DirecTV Group CEO Chase Carey more than doubled his compensation in 2006, the year the direct-broadcast satellite giant’s controlling shareholder, News Corp., reached an agreement to transfer its interest to Liberty Media.
Carey -- who has been with DirecTV since December 2003 -- received a $7 million raise in 2006, taking home compensation of $12.47 million, compared with the $5.4 million Carey pocketed in 2005.
According to a proxy statement filed with the Securities and Exchange Commission Friday, Carey received salary of $2.15 million, a $4 million bonus and stock awards worth $5.7 million. That compares to his $2.1 million salary and $2.96 million bonus in 2005. Carey did not receive stock awards in 2005, according to the company’s proxy statement for that year.

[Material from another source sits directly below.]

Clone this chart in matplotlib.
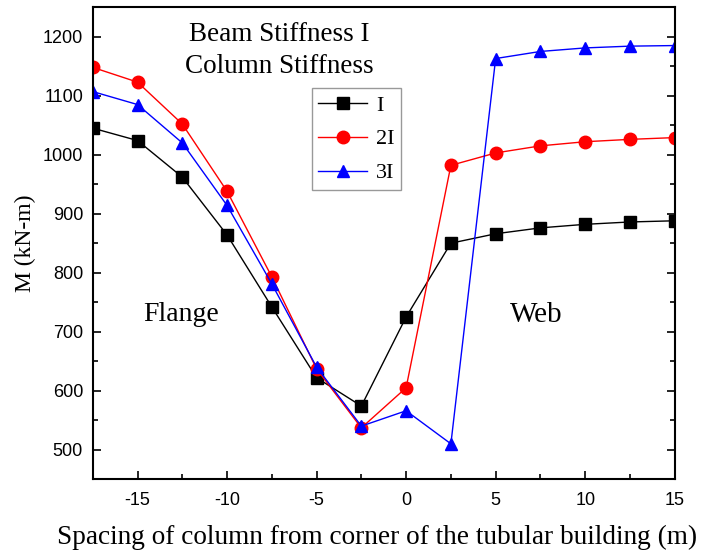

Carey’s target bonus for the year was originally $3.2 million, but the company deemed it appropriate that he receive a slightly higher award due to his meeting or exceeding several performance goals for the year, including cash-flow growth. His current employment agreement with DirecTV expires Dec. 31.
On Dec. 22, 2006, News Corp. agreed to transfer its 38.5% controlling interest in DirecTV, $588 million in cash and three regional sports networks to Liberty in exchange for Liberty’s 19% voting interest in News Corp. The deal, valued at about $11 billion, is expected to close in the second half of this year.